También yo, cuando comulgo, acojo en mi interior al Verbo Encarnado con su Cuerpo, Sangre, Alma y Divinidad, y allí permanece como en un trono, durante cierto tiempo. Con los ojos fijos en el ejemplo marial de compenetración y gratitud a Dios, me golpearé el pecho implorando perdón a Jesús por todas mis Comuniones gélidas y, dirigiéndome a la Santísima Virgen, le pediré: “Oh María, que identificabas tu pensamiento con el del Señor; que armonizabas tu vida con la suya; ¿qué piensas, Madre mía, de mi indiferencia para con Aquel que, siendo mi Creador y Redentor, me has dado por Hermano? ¡Oh Madre mía!, Tú que amas tanto a Jesús, haz que yo lo ame. Tú que lo puedes todo ante el Señor, obtenme que Él se apodere de mi corazón. ¡Amarlo es todo! ¡Adorarlo es todo! Si lo amo como debo, a ejemplo tuyo, la Eucaristía será el centro de mi existencia, el lugar sagrado de mi felicidad, la fuente de mi generosidad. ¡Oh Madre mía!, que esta sea tu obra en mi alma”. 2

NOTAS
1) Cf. SANTO TOMÁS DE AQUINO. De Sacramento Eucharistiæ. C.I.

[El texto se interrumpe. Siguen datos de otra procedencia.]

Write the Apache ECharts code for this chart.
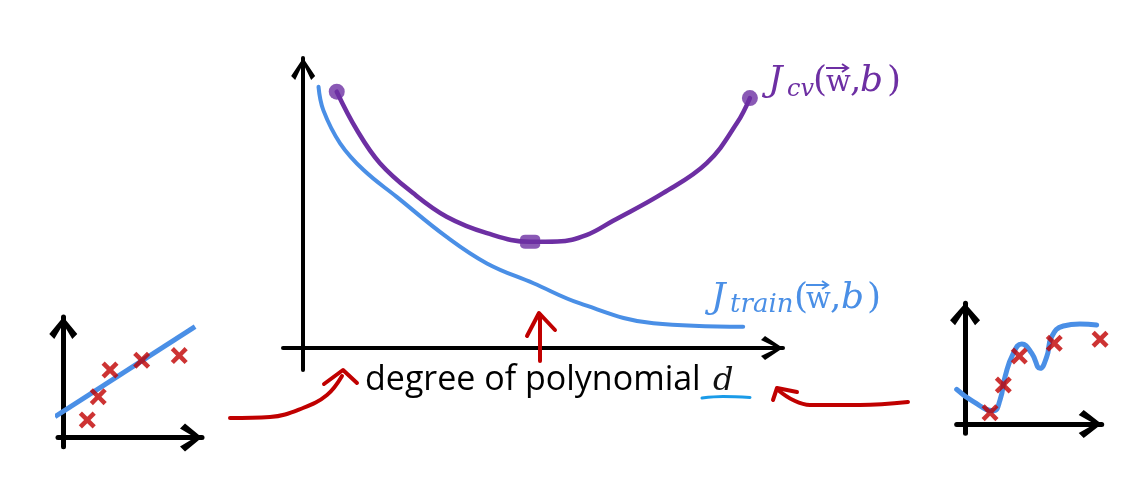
<!DOCTYPE html>
<html><head><meta charset="utf-8">
<script src="https://cdn.jsdelivr.net/npm/echarts@6/dist/echarts.min.js"></script>
<style>html,body{margin:0;padding:0;background:#fff}#c{width:1146px;height:482px}</style>
</head><body><div id="c"></div>
<script>
// ---- main chart: cost vs degree of polynomial ----
const jcv    = [[0.70,8.90],[1.12,7.57],[1.60,6.42],[2.29,5.38],[2.99,4.56],[3.83,3.99],[4.73,3.69],[5.30,3.70],[5.90,3.92],[6.46,4.42],[7.50,5.38],[8.41,6.42],[9.04,7.81],[9.31,8.68]];
const cvMarkIdx = [0, 6, 13];
const jtrain = [[0.32,9.07],[0.42,8.26],[0.77,7.11],[1.26,6.18],[1.95,5.25],[2.99,3.86],[3.83,2.94],[4.80,2.25],[5.77,1.55],[7.30,0.86],[9.17,0.74]];
// ---- left mini chart: underfit (linear) ----
const leftPts  = [[1.73,1.45],[2.52,3.39],[3.37,5.60],[5.65,6.41],[8.36,6.80]];
const leftFit  = [[-0.60,1.73],[9.50,9.20]];
// ---- right mini chart: overfit (wiggly) ----
const rightPts = [[1.83,0.94],[2.80,3.23],[3.97,5.63],[6.53,6.69],[9.88,7.02]];
const rightFit = [[-0.61,2.87],[0.61,1.85],[2.07,1.10],[2.56,1.99],[2.93,3.92],[3.53,5.86],[4.15,6.63],[4.88,5.86],[5.49,4.61],[5.98,5.58],[6.34,7.23],[7.19,8.12],[8.41,8.28],[9.63,8.20]];
// ---- annotation strokes (page coordinates, overlay axis) ----
const arrowLeftBody  = [[230,418],[270,417],[303,408],[327,395],[342,376]];
const arrowLeftHead  = [[324,384],[343,370],[357,383]];
const arrowMidBody   = [[540,361],[540,315]];
const arrowMidHead   = [[527,336],[539,313],[555,330]];
const arrowRightBody = [[908,402],[860,405],[810,405],[793,400],[778,390]];
const arrowRightHead = [[773,400],[777,388],[797,392]];
const dUnderline     = [[702,398],[723,396.5],[750,397.5]];
// ---- texts ----
const xLabel = 'degree of polynomial';
const xVar = 'd';

const PURPLE = '#6d2fa3', BLUE = '#4a8fe6', RED = '#c00000', BLACK = '#000';

function chevron(w, d, t) {
  const c = w / 2, T = d + t;
  return `path://M${c},0L${c+0.01},0L${c},0.01Z M${c},${T}L${w},${T+d}L${w-t},${T+d+t}L${c},${T+1.4*t}L${t},${T+d+t}L0,${T+d}Z`;
}
function axis(min, max, w, d, t, lw) {
  return {
    type: 'value', min, max,
    axisLabel: {show: false}, axisTick: {show: false}, splitLine: {show: false},
    axisLine: {show: true, onZero: true, lineStyle: {color: BLACK, width: lw},
      symbol: ['none', chevron(w, d, t)], symbolSize: [w, 2 * (d + t)]}
  };
}
const XMARK = 'path://M0,3.75L3.75,0L10,6.25L16.25,0L20,3.75L13.75,10L20,16.25L16.25,20L10,13.75L3.75,20L0,16.25L6.25,10Z';

const chart = echarts.init(document.getElementById('c'), null, {renderer: 'canvas'});
const serif = '"DejaVu Serif", serif';
function piece(text, x, baseline, size, color, italic) {
  return {type: 'text', x, y: baseline - 0.32 * size, z: 50,
    style: {text, fill: color, fontFamily: serif, fontSize: size, fontStyle: italic ? 'italic' : 'normal',
      verticalAlign: 'middle', align: 'left'}};
}
function vecArrow(x1, x2, y, color) {
  return [
    {type: 'line', z: 50, shape: {x1, y1: y, x2, y2: y}, style: {stroke: color, lineWidth: 2}},
    {type: 'polyline', z: 50, shape: {points: [[x2 - 6, y - 4], [x2, y], [x2 - 6, y + 4]]},
      style: {stroke: color, lineWidth: 2, fill: null}}
  ];
}
function costLabel(sub, color, o) {
  return [
    piece('J', o.j, o.base, 36, color, true),
    piece(sub, o.s, o.base + 4, o.subSize, color, true),
    piece('(', o.p, o.base, 36, color, false),
    piece('w', o.w, o.base, 29, color, false),
    ...vecArrow(o.w, o.w + 22, o.base - 25, color),
    piece(',', o.c, o.base, 36, color, false),
    piece('b', o.b, o.base, 36, color, true),
    piece(')', o.q, o.base, 36, color, false)
  ];
}

chart.setOption({
  backgroundColor: '#fff',
  animation: false,
  grid: [
    {left: 283, top: 58, width: 500, height: 312},
    {left: 58, top: 317, width: 144, height: 129.7},
    {left: 956.7, top: 303.3, width: 145, height: 130},
    {left: 0, top: 0, width: 1146, height: 482}
  ],
  xAxis: [
    axis(-0.42, 10, 24, 18, 4, 4),
    Object.assign(axis(-0.38, 10, 28, 17, 5, 5), {gridIndex: 1}),
    Object.assign(axis(-0.61, 10, 28, 18, 5, 5), {gridIndex: 2}),
    {type: 'value', gridIndex: 3, min: 0, max: 1146, show: false}
  ],
  yAxis: [
    axis(-0.76, 10.07, 24, 18, 4, 4),
    Object.assign(axis(-0.76, 10, 28, 17, 5, 5), {gridIndex: 1}),
    Object.assign(axis(-0.77, 10, 30, 17, 5, 5), {gridIndex: 2}),
    {type: 'value', gridIndex: 3, min: 0, max: 482, inverse: true, show: false}
  ],
  series: [
    {type: 'line', name: 'J_train', data: jtrain, smooth: 0.4, symbol: 'none', clip: false,
      lineStyle: {color: BLUE, width: 4, cap: 'round'}, z: 3},
    {type: 'line', name: 'J_cv', data: jcv, smooth: 0.4, symbol: 'none', clip: false,
      lineStyle: {color: PURPLE, width: 4.5, cap: 'round'}, z: 4},
    {type: 'scatter', clip: false, z: 5, itemStyle: {color: PURPLE},
      data: cvMarkIdx.map((i, k) => ({value: jcv[i],
        symbol: k === 1 ? 'roundRect' : 'circle', symbolSize: k === 1 ? [20, 14] : 16}))},
    {type: 'line', xAxisIndex: 1, yAxisIndex: 1, data: leftFit, symbol: 'none', clip: false,
      lineStyle: {color: BLUE, width: 5}, z: 3},
    {type: 'scatter', xAxisIndex: 1, yAxisIndex: 1, data: leftPts, clip: false, z: 4,
      symbol: XMARK, symbolSize: 17, itemStyle: {color: RED}},
    {type: 'line', xAxisIndex: 2, yAxisIndex: 2, data: rightFit, smooth: 0.5, symbol: 'none', clip: false,
      lineStyle: {color: BLUE, width: 5, cap: 'round'}, z: 3},
    {type: 'scatter', xAxisIndex: 2, yAxisIndex: 2, data: rightPts, clip: false, z: 4,
      symbol: XMARK, symbolSize: 17, itemStyle: {color: RED}},
    ...[arrowLeftBody, arrowMidBody, arrowRightBody].map(d => ({
      type: 'line', xAxisIndex: 3, yAxisIndex: 3, data: d, smooth: 0.4, symbol: 'none', clip: false,
      lineStyle: {color: RED, width: 4, cap: 'round', join: 'round'}, z: 6})),
    ...[arrowLeftHead, arrowMidHead, arrowRightHead].map(d => ({
      type: 'line', xAxisIndex: 3, yAxisIndex: 3, data: d, symbol: 'none', clip: false,
      lineStyle: {color: RED, width: 4, cap: 'round', join: 'round'}, z: 6})),
    {type: 'line', xAxisIndex: 3, yAxisIndex: 3, data: dUnderline, smooth: 0.4, symbol: 'none', clip: false,
      lineStyle: {color: '#1a9be8', width: 3, cap: 'round'}, z: 6}
  ],
  graphic: [
    {type: 'text', x: 365, y: 380, z: 50,
      style: {text: xLabel, fill: BLACK, fontFamily: '"Open Sans", sans-serif', fontSize: 34, verticalAlign: 'middle'}},
    piece(xVar, 713, 392, 32, '#111', true),
    ...costLabel('cv', PURPLE, {j: 768, s: 787, subSize: 24, p: 813, w: 826, c: 850, b: 860, q: 887, base: 93}),
    ...costLabel('train', BLUE, {j: 711, s: 730, subSize: 26, p: 794, w: 806, c: 830, b: 841, q: 867, base: 310})
  ]
});
</script></body></html>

2) MONSABRÉ, OP, Jacques-Marie-Louis. Le Mystère Eucharistique. In: Exposition du Dogme Catholique. Grâce de Jésus-Christ. II -Eucharistie. Carême 1884. 9.ed. Paris: P. Lethielleux, 1905, v.XII, p.5.
3) SANTO TOMÁS DE AQUINO. Suma Teológica. III, q.65, a.3.
4) SAN BEDA. In Marci Evangelium Expositio. L.IV, c.14: ML 92, 270.
5) FILLION, Louis-Claude. Vida de Nuestro Señor Jesucristo. Pasión, Muerte y Resurrección. Madrid: Rialp, 2000, v.III, p.100.
6) Cf. Idem, p.102.
7) MONSABRÉ, op. cit., p.21.
8) Cf. SANTO TOMÁS DE AQUINO. Suma Teológica. III, q.75, a.5. 9) Cf. Idem, q.81, a.2.